Dorothy
was born in 1923 in Perth, Western Australia, was brought up on
an isolated sheep and wheat farm, educated by correspondence and
later at Perth College and the University of Western Australia.
She worked as a journalist on the Perth Daily News and the
Communist Party newspaper The Workers' Star. Shifting to Sydney,
she worked for one year as a mill hand and for two years as an advertising
copywriter, then, back in Perth, for nine years as an English tutor
at the University of Western
Australia.
Her
first full-length public work was Bobbin Up in 1959, based on
her experiences in the Alexandria Spinning Mill in Sydney, and nine
years living in the inner-city suburbs with a boilermaker named Les
Flood and their three young sons.
Bobbin Up
was first published by the left-wing cooperative, The Australasian Book
Society, translated into five European languages and republished in
English by Seven Seas Books (Berlin) and the feminist publishers Virago.
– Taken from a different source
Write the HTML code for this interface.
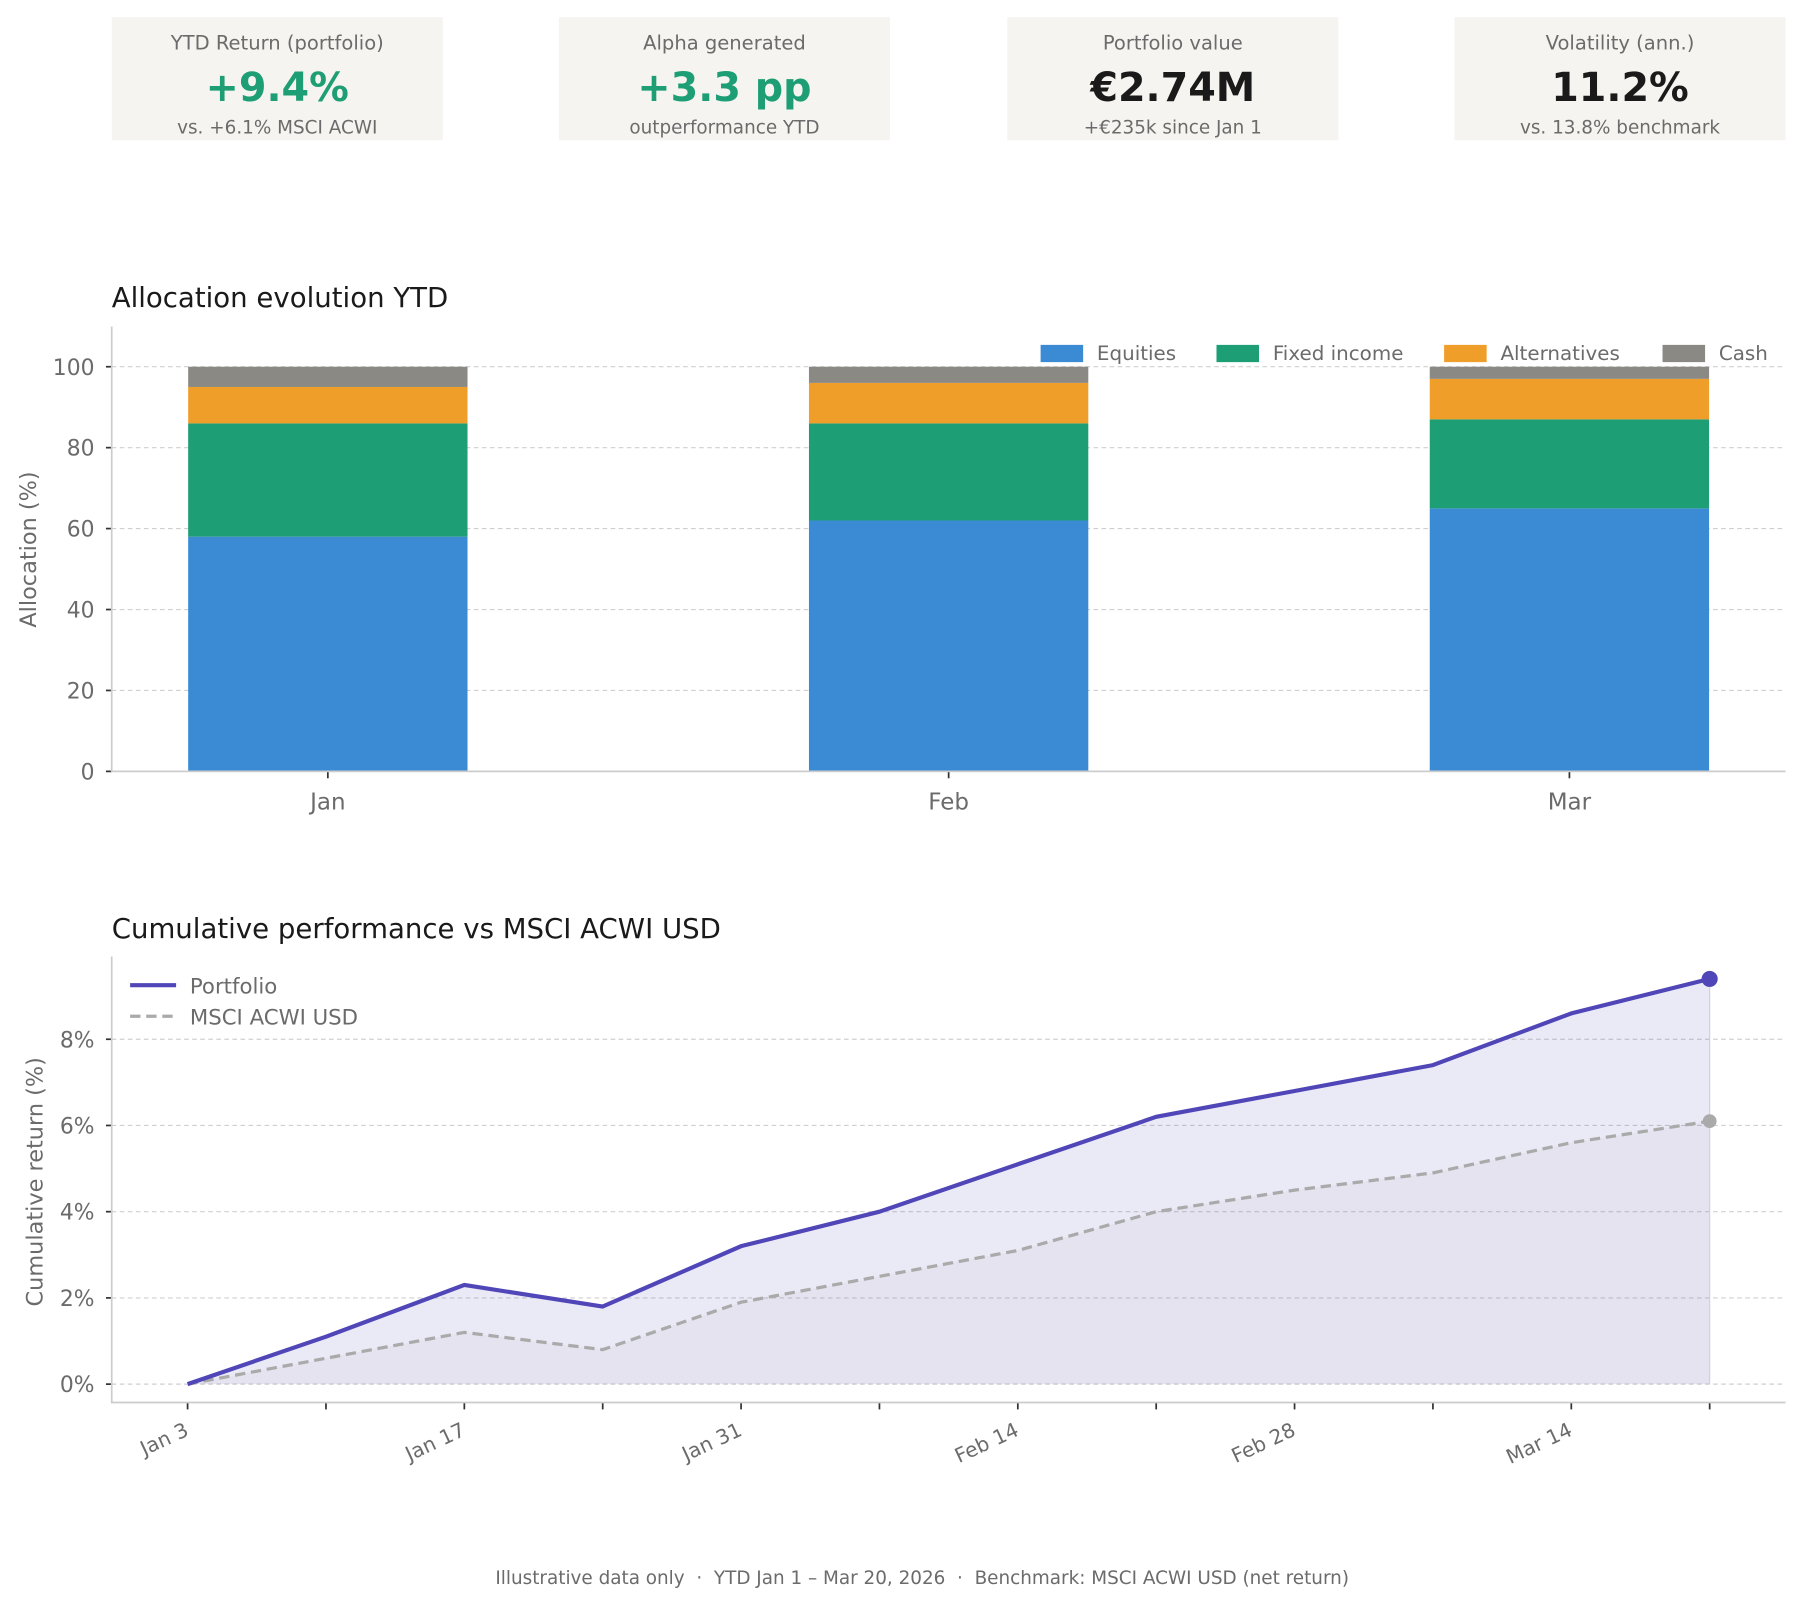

Since that time she has published thirteen plays, nine poetry collections,
an autobiography and a further two novels.
Her twenty-three-year
membership of the Communist Party of Australia ended when the Russians
marched into Czechoslovakia in 1968.
She was awarded
an AM for services to Australian literature, a D.Litt. from the University
of Western Australia, and a lifetime Emeritus Grant from the Literature
Fund of the Australia Council for the Arts.
She spent her last
years in the Blue Mountains outside Sydney with her husband, the writer
Merv Lilley. She died on the 25th of August 2002.